The New York-based firm is seeking capital for what will be its first investment vehicle since April 2015 when Churchill became a TIAA majority-owned firm, the source said. The firm held a first close in May, on about one quarter of the target, or $375 million, according to the source.
The fund will likely hold a final close in the first half of 2017. The source also told PDI the investment shop is in the process of lining up several separately-managed accounts ranging from $100 million to $500 million.
Churchill declined to comment on the fundraising.
In April 2015, TIAA launched Churchill as its mid-market senior lending platform that participates exclusively in sponsored deals. Churchill was previously owned by The Carlyle Group, which acquired the firm from Olympus Partners in November 2011. Churchill recently cleared the $1 billion mark in deals closed or committed.

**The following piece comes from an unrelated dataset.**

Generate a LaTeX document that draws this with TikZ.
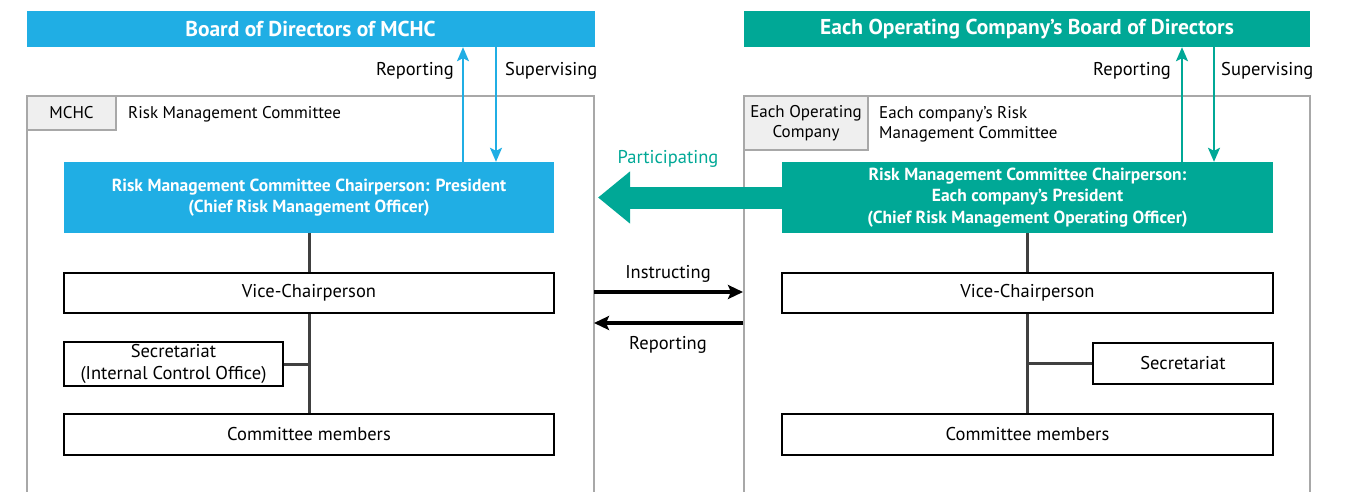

The firm announced on Thursday it had closed its first mid-market collateralised loan obligation, a $382.2 million deal with Wells Fargo as its banker. Of the total CLO, the AAA-rated loans were the largest tranche at $212 million, according to data from CreditFlux.
The source said the company will aim to complete at least one mid-market CLO a year. This person said the company is already working on their next deal. Churchill has a $250 million term facility with Wells Fargo, which it will use as a warehouse for the next CLO.
CLO issuance for the past five months has changed little, according to data from Standard & Poor’s Leveraged Commentary and Data. In August, issuance stood at $5.9 billion, unchanged from July. As of end of August, $37.9 billion-worth of CLOs had been issued this year, a stark drop from last year’s $73.3 billion.
While CLO dealflow may be down this year, fundraising for mid-market lenders has been particularly fruitful. A group of debt managers told PDIin July they have seen strong demand for fundraising.
Last month, LBC Credit Partners held a $314 million interim close for its Credit Partners IV fund, putting it more than halfway toward its $600 million goal. The Angelo, Gordon & Company mid-market platform, Twin Brook Capital Partners, is also on the trail, seeking $1 billion for its second direct lending fund. Adams Street Partners, which established its credit business earlier this year, is also raising its debut fund, with a target of $500 million to $700 million.